In other news, Maxine Hong Kingston’s The Woman Warrior is frickin amazing. I am loving every minute of reading it.
When Rod is away for the weekend, as he is this weekend, our loft bed seems especially big and empty. I just can’t get used to his not being there at night, particularly because his pillow still smells like him. I had strange dreams of abduction, of houses coming alive with me imprisoned in them. Of those houses running away on metal legs tall as skyscrapers.
It reminded me of baba yaga and her house, which gallops through forests on chicken legs. Baba yaga is a glyph for the Crone aspect of the goddess. The Crone is my life card in the tarot, and it has to do with creative solitude, and also with being at a crossroads in life, a time of decision and renewal
I found my life card in the tarot by adding up the numbers of my birthday (12/26/1969) vertically. That adds up to 2007, which I added horizontally to get 9, which is the number of the major arcana of the Crone.
Years ago I found this trick in one of Mary Greer’s books, Tarot for Your Self, and I was not surprised that my life card is the Crone, since she has been close to me since I was a very little girl. For example, willow trees are sacred to Hecate, another Crone goddess, and weeping willows have always been my favorite trees.
I can’t believe it’s taken me so long to choose a Crone image for a tattoo, maybe because although Medusa is a gorgon, she’s never appeared wholly Crone-like to me. After all, Athena cursed a beautiful young woman to look like the frightening Medusa–can’t you see the vibrant young woman walled up behind the face under the snake hairdo, as all old women must still feel simultaneously every age they’ve ever been?
X3: The Last Stand is the name of the game today. We have tickets for tonight and I can’t wait. Rod always gets nervous going to opening-night showings at either of the Forty-Second Street Times Square cinemas, but I think if we can brave the Harry Potter crowds we can handle anything.
And I’m not so much concerned with plot, special effects, or dialogue as I am extremely interested in watching a gigantic picture of Hugh Jackman in tight pants. Yeah, I said it.
I pulled the Death tarot card today. Sometimes I choose two more cards, for clarification, and I got the daughter of cups, reversed, and then the Chariot. What all that says to me is that I should spend more time writing and less time looking for a traditional job.

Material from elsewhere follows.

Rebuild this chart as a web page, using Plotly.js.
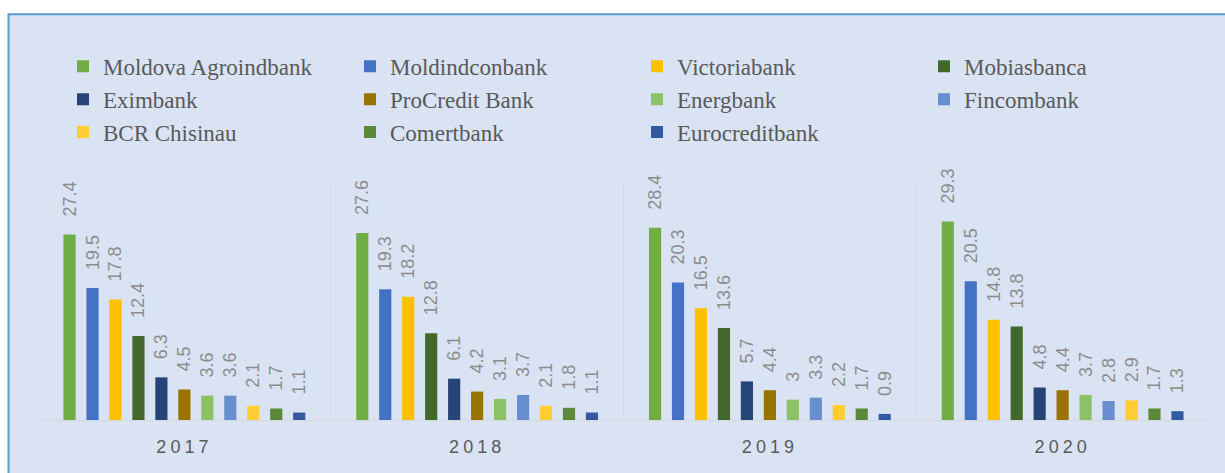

Death is all about change. Daughter of Cups is a clarion call to honor your emotions. The Chariot means I can midwife exactly what I want into the world. Is it so crazy to think I really could sell this novel?
On an unrelated note, one of these days I am finally going to belt that neighbor baby into silence.
PMS means all frittata, all the time, so today’s is going to be pasta, escarole, and parmesan, with maybe some red bell pepper for color. I checked with Rod, just in case any of you are worried for him and think I’m sullying his stellar nutritional legacy of sausage extravaganza. He gave me the green light.
I’m starting to jones for some of the pricier groceries, which I’ve not allowed myself to purchase this month: prosciutto, kalamata olives. I have some ripe pears which are actually calling to me from the fruit bowl “bring us some Italian cured ham to wrap around us! Then put us on a bed of mesclun greens and toss in some walnuts and goat cheese!”